İstanbul: İstanbul 16. Ağır Ceza Mahkemesi’nde görülmekte olan ikinci KCK Davasının dördüncü duruşmasına anadilde savunma talebi ve açlık grevinin ulaştığı boyut damgasını vurdu.
Duruşmada söz alan tutuklu avukat Serkan Akbaş, cezaevlerindeki açlık grevlerine ve ağırlıklı olarak medyanın bu konuda yarattığı dezenformasyona dikkat çekti.
Tutuklu bulunduğu Kandıra 2 Nolu F Tipi Cezaevi’nde de 9 tutuklunun 56 günden beri açlık grevinde olduğunu aktaran Akbaş,“13-15 kilo kaybı söz konusu. Durum artık çok ciddi bir aşamaya gelmiş durumda” diye konuştu. Akbaş, açıklamasının ardından savunmasını Kürtçe yapmak istediğini belirterek, “Ben Kürdüm, anadilde savunma yapmak istiyorum” dedi. Bunun üzerine Mahkeme Başkanı Ekinci, “Bu konuda daha önce karar verdik. Hiçbir insan, hiçbir hâkim, Türkçe bilmeyen birine zorla ‘Türkçe konuş’ diyemez. Ama biz sizin çok iyi Türkçe konuştuğunuzu biliyoruz” dedi.
Akbaş’tan sonra söz alan Avukat Selçuk Kozağaçlı da açlık grevlerinin kritik noktayı çoktan geçtiğini belirterek böylesi bir zamana denk gelen duruşmanın süreç açısından önemine vurgu yaptı. Toplumsal olayların yargılama süreçlerine etkilerinin göz ardı edilmemesini isteyen Kozağaçlı taleplerin hukuksal talepler olduğunu kaydetti.

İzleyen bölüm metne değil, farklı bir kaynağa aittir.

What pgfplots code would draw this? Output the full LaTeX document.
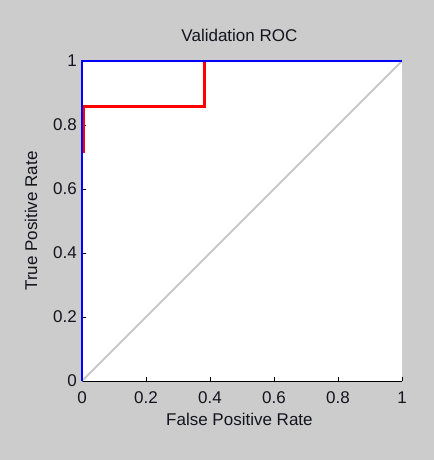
\documentclass[border=0pt]{standalone}
\usepackage{pgfplots}
\pgfplotsset{compat=1.18}
\usepackage{fontspec}
\setmainfont{Liberation Sans}
\definecolor{figbg}{RGB}{204,204,204}
\definecolor{diag}{RGB}{200,200,200}
\definecolor{txt}{RGB}{20,20,30}
\newcommand\fs{\fontsize{17bp}{20bp}\selectfont}
\begin{document}
\begin{tikzpicture}
\fill[figbg] (0,0) rectangle (434bp,460bp);
\begin{axis}[
  at={(82bp,79bp)}, anchor=south west,
  scale only axis, width=320bp, height=320bp,
  xmin=0, xmax=1, ymin=0, ymax=1,
  axis x line*=bottom, axis y line*=left,
  axis line style={black, line width=0.9bp, -},
  axis background/.style={fill=white},
  xtick={0,0.2,0.4,0.6,0.8,1}, ytick={0,0.2,0.4,0.6,0.8,1},
  tick align=inside, major tick length=4bp,
  tick style={black, line width=0.9bp},
  /pgf/number format/assume math mode=true,
  tick label style={font=\fs, text=txt},
  xticklabel style={anchor=base, inner sep=0pt, yshift=-22bp},
  yticklabel style={anchor=east, inner sep=0pt, xshift=-5bp},
  title={Validation ROC},
  title style={font=\fs, text=txt, at={(axis description cs:0.492,1.04375)}, anchor=base, inner sep=0pt},
  xlabel={False Positive Rate},
  xlabel style={font=\fs, text=txt, at={(axis description cs:0.492,-0.1406)}, anchor=base, inner sep=0pt},
  ylabel={True Positive Rate},
  ylabel style={font=\fs, text=txt, at={(axis description cs:-0.1406,0.5)}, anchor=base, inner sep=0pt},
  clip=false,
]
\addplot[diag, line width=2bp] coordinates {(0,0) (1,1)};
\addplot[red, line width=2.7bp] coordinates {(0.006,0.714) (0.006,0.857) (0.383,0.857) (0.383,1)};
\addplot[blue, line width=1.6bp] coordinates {(0,0) (0,1) (1,1)};
\end{axis}
\pgfresetboundingbox
\path (0,0) rectangle (434bp,460bp);
\end{tikzpicture}
\end{document}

Anadilde savunma hakkının tanınmasını isteyen Kozağaçlı bu konuda meclise bir yasa tasarısının sunulmuş durumda olduğunu hatırlatarak “Kanun çıkmasına ne gerek var? Anadilde savunma için zaten hiç bir yasal engel yok. Lütfen sayın mahkeme yasa tasarısını dikkate alarak, talebimizi kabul etsin” diye konuştu. Duruşmada ayrıca Kürtçe savunmalarının tutanak altına alınmaması ve “savunmanın anlaşılamadığı” kaydıyla yetinilmesinin de savunma hakkının ihlali olduğu belirtildi.
Mahkemece anadilde savunma hakkının tanınmayacağı yönlü kararın değiştirilmeyeceğinin ifade edilmesi üzerine avukatlar mahkeme salonunu terk ettiler.
Beş dakika aranın ardından mahkemenin duruşmaya hukuksuz bir biçimde devam etmesi ve Kürtçe savunma yapmak isteyen tutuklu avukatların mikrofonlarının kapatılması duruşmaya gözlemci olarak katılan çeşitli ülkelerden avukatları hayretler içinde bıraktı.
Duruşmanın, duruşma salonunun yeterince büyük olmadığı gerekçesiyle Silivri’ye alınmasına rağmen elverişsiz derecede küçük bir salonda görülmesi bahanesiyle ve avukatların bu yönlü taleplerine rağmen içeriye alınmayan tutuklu avukatların yakınları bu duruma tepki gösterdi.
3 Ocak 2013’e ertelenen duruşmayı, Fransa, İsviçre, Hollanda, İngiltere, Almanya, Yunanistan’dan gelen avukatlar da izledi.